Com a leitura do Abrupto, de José Pacheco Pereira, fui reencaminhado para o Bomba Inteligente (que também leio com regularidade), e onde pode encontrar-se um admirável e célebre texto de Borges (Borges y yo), imaginem... lido pelo próprio Borges.
Que emoção...
Não resisto a tentar multiplicar aqui a sua leitura e audição.
Vale a pena.
Eu já tinha, há mais de um ano, chamado também a atenção para este texto de Borges, a propósito da existência em português de uma outra versão, da autoria de Ruy Belo - esta, a reproduzida no Bomba... é do também poeta Fernando Pinto do Amaral.
Aqui a deixo também, para enriquecer a leitura.
Mas sobretudo acompanhem-na ouvindo o próprio Borges, e insistam com a Bomba Inteligente para que não apague a versão sonora, deixando o link no post onde colocou o texto.
BORGES Y YO
Deste texto existem portanto duas versões em português: a primeira, cronologicamente, da autoria de Ruy Belo, in Jorge Luis Borges, Poemas Escolhidos, Pub. Dom Quixote, 1971 e 2003 (ed. bilingue); a segunda de Fernando Pinto do Amaral, incluída no vol. II das Obras Completas de Jorge Luís Borges, Teorema, 1998.
Borges está bem em qualquer das versões. Aqui fica então a de Ruy Belo. A outra fica no blogue Bomba Inteligente.

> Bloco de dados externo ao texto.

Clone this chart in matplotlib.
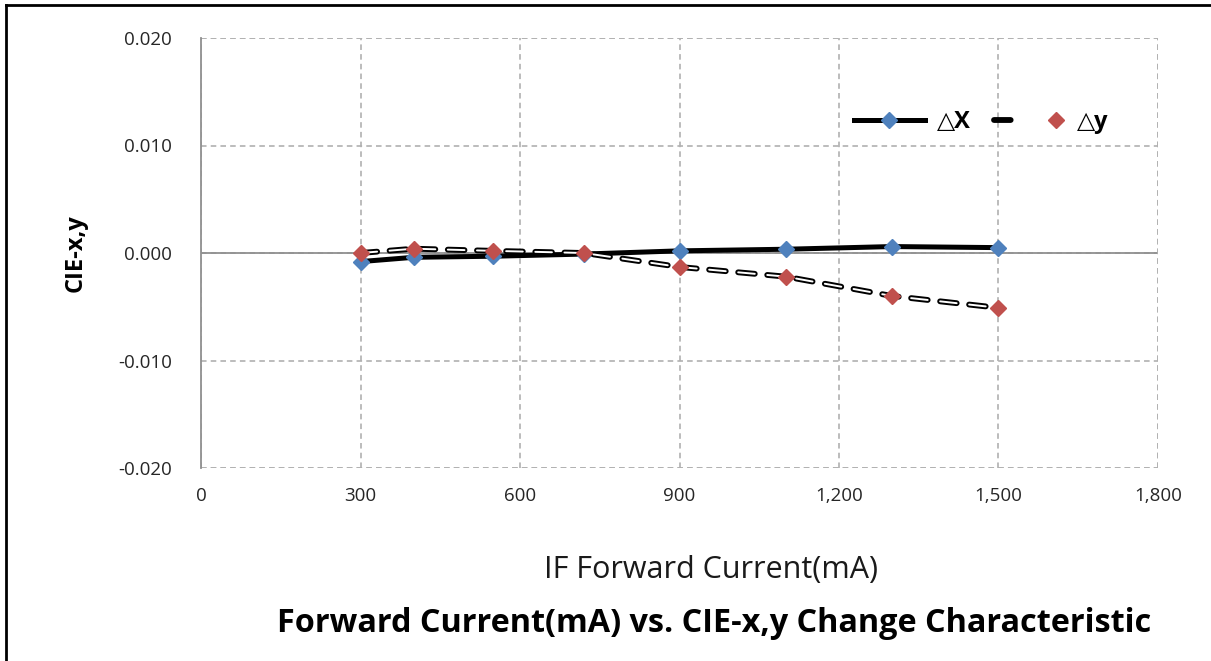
import matplotlib
matplotlib.use("Agg")
import matplotlib.pyplot as plt
from matplotlib.legend_handler import HandlerTuple
from matplotlib.ticker import FuncFormatter

plt.rcParams['font.family'] = ['Open Sans', 'DejaVu Sans']
plt.rcParams['lines.scale_dashes'] = False

# data
current = [300, 400, 550, 720, 900, 1100, 1300, 1500]
dx = [-0.0008, -0.0004, -0.0003, -0.0001, 0.0002, 0.00035, 0.0006, 0.0005]
dy = [0.0000, 0.0004, 0.0002, 0.0000, -0.0013, -0.0022, -0.0040, -0.0051]
xticks = [0, 300, 600, 900, 1200, 1500, 1800]
yticks = [-0.020, -0.010, 0.000, 0.010, 0.020]

fig = plt.figure(figsize=(12.11, 6.61), dpi=100)
ax = fig.add_axes([201/1211, 1-468/661, 957/1211, 430/661])

lx, = ax.plot(current, dx, color='black', lw=3.6, marker='D', ms=8,
              mfc='#4F81BD', mec='#4F81BD', zorder=3)
# double-stroke dashed line for dy: black outline, white core, then markers
dash = (12, 9)
ly_out, = ax.plot(current, dy, color='black', lw=4.2, dashes=dash,
                  dash_capstyle='round', zorder=4)
ly_in, = ax.plot(current, dy, color='white', lw=1.4, dashes=dash,
                 dash_capstyle='round', zorder=4)
ly_mk, = ax.plot(current, dy, ls='none', marker='D', ms=8,
                 mfc='#C0504D', mec='#C0504D', zorder=5)

ax.set_xlim(0, 1800)
ax.set_ylim(-0.02, 0.02)
ax.set_xticks(xticks)
ax.set_yticks(yticks)
ax.xaxis.set_major_formatter(FuncFormatter(lambda v, p: f"{v:,.0f}"))
ax.yaxis.set_major_formatter(FuncFormatter(lambda v, p: f"{v:.3f}"))
ax.tick_params(length=0, labelsize=13.5, labelcolor='#262626')
ax.tick_params(axis='y', pad=21)
ax.tick_params(axis='x', pad=14)

ax.grid(True, color='#b0b0b0', ls=(0, (4, 3)), lw=1.2)
for s in ['top', 'right', 'bottom']:
    ax.spines[s].set_visible(False)
ax.spines['left'].set_color('#909090')
ax.spines['left'].set_linewidth(1.3)
ax.axhline(0, color='#909090', lw=1.3, zorder=2)
ax.axhline(-0.02, color='#b0b0b0', ls=(0, (4, 3)), lw=1.2)
ax.axhline(0.02, color='#b0b0b0', ls=(0, (4, 3)), lw=1.2)
ax.axvline(1800, color='#b0b0b0', ls=(0, (4, 3)), lw=1.2)

ax.set_ylabel('CIE-x,y', fontsize=17, fontweight='bold')
ax.yaxis.set_label_coords(-0.118, 0.5)

ax.legend([lx, (ly_out, ly_in, ly_mk)], ['△X', '△y'], ncol=2,
          handler_map={tuple: HandlerTuple(ndivide=None)},
          loc='center left', bbox_to_anchor=(0.66, 0.805),
          frameon=False, prop={'size': 17, 'weight': 'bold'},
          handlelength=3.0, columnspacing=1.0, handletextpad=0.5)

fig.text(711/1211, 1-570/661, 'IF Forward Current(mA)', fontsize=22,
         ha='center', va='center', color='#1a1a1a')
fig.text(714/1211, 1-624/661, 'Forward Current(mA) vs. CIE-x,y Change Characteristic',
         fontsize=23.3, fontweight='bold', ha='center', va='center')

# outer frame (left and top edges visible)
fig.add_artist(plt.Line2D([6/1211, 6/1211], [0, 1-5/661], color='black', lw=2,
                          transform=fig.transFigure))
fig.add_artist(plt.Line2D([6/1211, 1], [1-5/661, 1-5/661], color='black', lw=2,
                          transform=fig.transFigure))

fig.savefig('out.png', dpi=100)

É ao outro, a Borges, que acontecem as coisas. Eu caminho por Buenos Aires e demoro-me, talvez já mecanicamente, a olhar o arco de um alpendre e o guarda-vento; de Borges tenho notícias pelo correio e vejo o seu nome num grupo de professores ou num dicionário biográfico. Gosto dos relógios de areia, dos mapas, da tipografia do século XVIII, do sabor do café e da prosa de Stevenson; o outro compartilha dessas preferências, mas de um modo vaidoso, que as converte em atributos de um actor. Seria exagerado afirmar que as nossas relações são hostis; eu vivo, eu deixo-me viver, para que Borges possa tecer a sua literatura e essa literatura justifica-me. Nada me custa confessar que conseguiu certas páginas válidas, mas essas páginas não me podem salvar, talvez porque o que é bom já não é de ninguém, nem sequer do outro, mas sim da linguagem ou da tradição. Além do mais, eu estou destinado a perder-me, definitivamente, e apenas algum instante meu poderá sobreviver no outro. A pouco e pouco vou cedendo-lhe tudo, embora não desconheça o seu perverso costume de falsear e de magnificar. Spinoza entendeu que todas as coisas querem perseverar no seu ser; a pedra quer eternamente ser pedra e o tigre um tigre. Eu hei-de ficar em Borges, não em mim (se é que sou alguém), mas reconheço-me menos nos seus livros que em muitos outros ou que no laborioso zangarreio de uma viola. Há anos procurei libertar-me dele e passei das mitologias do arrabalde aos jogos com o tempo e com o infinito, mas esses jogos são agora de Borges e terei de idealizar outras coisas. Assim, a minha vida é uma fuga e perco tudo e tudo é do esquecimento ou do outro.
Não sei qual dos dois escreve esta página.